Between 1914 and the armistice of 1918, the Germans destroyed more than 12 million tons of Allied shipping, made up of around 5,000 individual vessels, for the loss of just 178 U-boats. This works out to around 235,000 tons of Allied shipping destroyed each month. In World War Two, by way of comparison, Hitler’s U-boat fleet averaged a significantly lower 206,000 tons per month at a cost of 784 U-boats.
The decisive difference between the two campaigns was arguably the use of aircraft. In World War Two they were deployed extensively to hunt down and destroy German U-boats. In World War One they lacked the range and the technology required to succeed in such a role. While hundreds of aircraft were used in support of convoys on the last leg of their journeys to Britain or France, there is only one instance of a World War One U-boat being destroyed from the air.
2. The Convoy System Saved Britain from Defeat
On April 6, 1917, the United States of America declared war on Germany. It was a decision influenced, at least in part, by anger at Germany’s campaign of unrestricted submarine warfare.
The British and French had gained a powerful new ally. All they had to do now was hang on until American manpower and industrial strength made victory inevitable. However, it was by no means clear whether they would be able to do so. On land the two sides were still locked in a stalemate on the Western Front, but at sea German U-boats were inflicting appalling damage.
In March 1917, U-boats sank 580,000 tons of shipping. April was even worse, with losses hitting a record high of almost 900,000 tons. If the destruction continued at the same rate, Britain would lose the war within a matter of months.
One proposed solution was that merchant ships could travel together in groups under the protection of warships. This was not a new idea, but senior naval commanders had successfully fought against the implementation of a convoy system throughout the entire war. They argued that convoys would be ineffective, and many of them didn’t like the idea of the glorious Royal Navy taking on such menial work as shepherding merchant vessels across the seas. Eventually, faced with mounting losses and political pressure they were forced to relent.

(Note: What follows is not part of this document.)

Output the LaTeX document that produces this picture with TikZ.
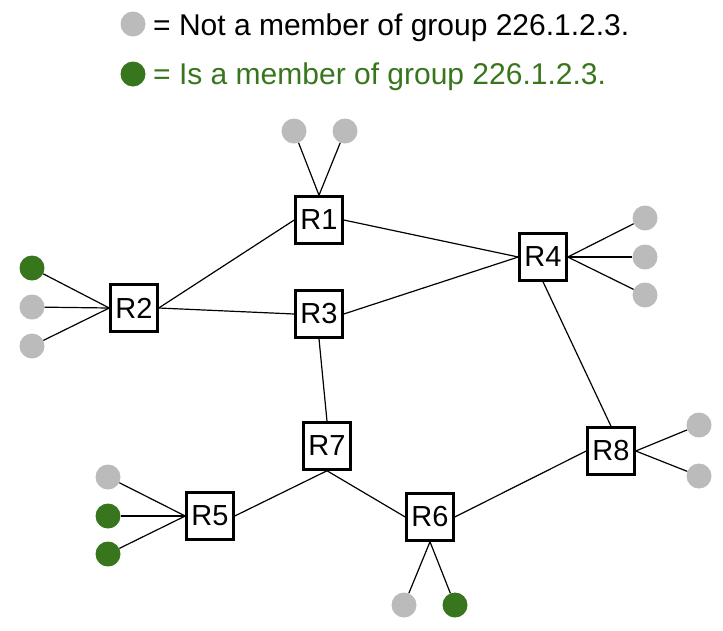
\documentclass[tikz,border=0pt]{standalone}
\usepackage{fontspec}
\setmainfont{Liberation Sans}
\definecolor{hostgray}{RGB}{187,187,187}
\definecolor{membergreen}{RGB}{56,118,29}
\begin{document}
\begin{tikzpicture}[x=1pt,y=-1pt,
  router/.style={draw,line width=2.5pt,fill=white,minimum size=47pt,inner sep=0pt,font=\fontsize{29}{34}\selectfont},
  host/.style={circle,fill=hostgray,minimum size=25pt,inner sep=0pt},
  member/.style={host,fill=membergreen},
  link/.style={line width=1.2pt},
  keytext/.style={anchor=base west,inner sep=0pt,font=\fontsize{30}{36}\selectfont}]
\useasboundingbox (0,0) rectangle (723,630);
\node[host] (keygray) at (133,24){};\node[keytext] (keygraytext) at (153,35){= Not a member of group 226.1.2.3.};
\node[member] (keygreen) at (133,74){};\node[keytext,text=membergreen] (keygreentext) at (153,84){= Is a member of group 226.1.2.3.};
\node[router] (r1) at (319,220){R1};\node[router] (r2) at (134,308){R2};
\node[router] (r3) at (319,314){R3};\node[router] (r4) at (543,257){R4};
\node[router] (r5) at (210,516){R5};\node[router] (r6) at (430,517){R6};
\node[router] (r7) at (327,446){R7};\node[router] (r8) at (611,451){R8};
\node[host] (h1a) at (294,131){};\node[host] (h1b) at (345,131){};
\node[member] (h2a) at (32,268){};\node[host] (h2b) at (32,307){};\node[host] (h2c) at (32,346){};
\node[host] (h4a) at (645,218){};\node[host] (h4b) at (645,257){};\node[host] (h4c) at (645,295){};
\node[host] (h8a) at (699,425){};\node[host] (h8b) at (699,476){};
\node[host] (h5a) at (108,477){};\node[member] (h5b) at (108,516){};\node[member] (h5c) at (108,554){};
\node[host] (h6a) at (404,605){};\node[member] (h6b) at (455,605){};
\draw[link] (r2.east)--(r1.west);\draw[link] (r2.east)--(r3.west);
\draw[link] (r1.east)--(r4.west);\draw[link] (r3.east)--(r4.west);
\draw[link] (r4.south)--(r8.north);\draw[link] (r3.south)--(r7.north);
\draw[link] (r7.south)--(r5.east);\draw[link] (r7.south)--(r6.west);\draw[link] (r6.east)--(r8.west);
\draw[link] (h1a)--(r1.north);\draw[link] (h1b)--(r1.north);
\draw[link] (h2a)--(r2.west);\draw[link] (h2b)--(r2.west);\draw[link] (h2c)--(r2.west);
\draw[link] (h4a)--(r4.east);\draw[link] (h4b)--(r4.east);\draw[link] (h4c)--(r4.east);
\draw[link] (h8a)--(r8.east);\draw[link] (h8b)--(r8.east);
\draw[link] (h5a)--(r5.west);\draw[link] (h5b)--(r5.west);\draw[link] (h5c)--(r5.west);
\draw[link] (h6a)--(r6.south);\draw[link] (h6b)--(r6.south);
\end{tikzpicture}
\end{document}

Convoys were introduced in May 1917, and the impact was immediate. Losses to Allied shipping more than halved, while the number of U-boats being sunk increased. U-boats would continue to be a threat until the end of the war, but there was no longer any possibility of them forcing Britain to surrender.
1. Lessons were not Learned
The U-boats had brought Britain perilously close to defeat, and under the terms of her surrender Germany was banned from building any more submarines. The Nazis had no intention of abiding by these restrictions, and having seized power they began to rearm Germany until she bristled with guns.
A new fleet of U-boats was commissioned, but a dangerous sense of complacency had settled over the British. The Royal Navy believed that U-boats had been rendered all but obsolete by the advances in ASDIC, now known as sonar, which enabled submerged submarines to be detected. Defenses were further weakened by a new offensive doctrine that would draw warships away from convoys, in what were usually futile attempts to actively hunt down enemy U-boats.
At the outbreak of war it quickly became apparent that ASDIC was nowhere near as effective as the Admiralty had believed. It didn’t work well in rough seas, and it was entirely useless when U-boats attacked from the surface – which they usually did.
The British were fortunate that the Nazis had also failed to properly learn the lessons of the First Battle of the Atlantic. Neither Erich Raeder, Grand Admiral of the German Navy, nor Adolf Hitler had any great knowledge of or interest in submarine warfare. As a result the Nazis embarked on a naval rebuilding program that prioritized large, expensive warships over the much cheaper and more effective U-boats.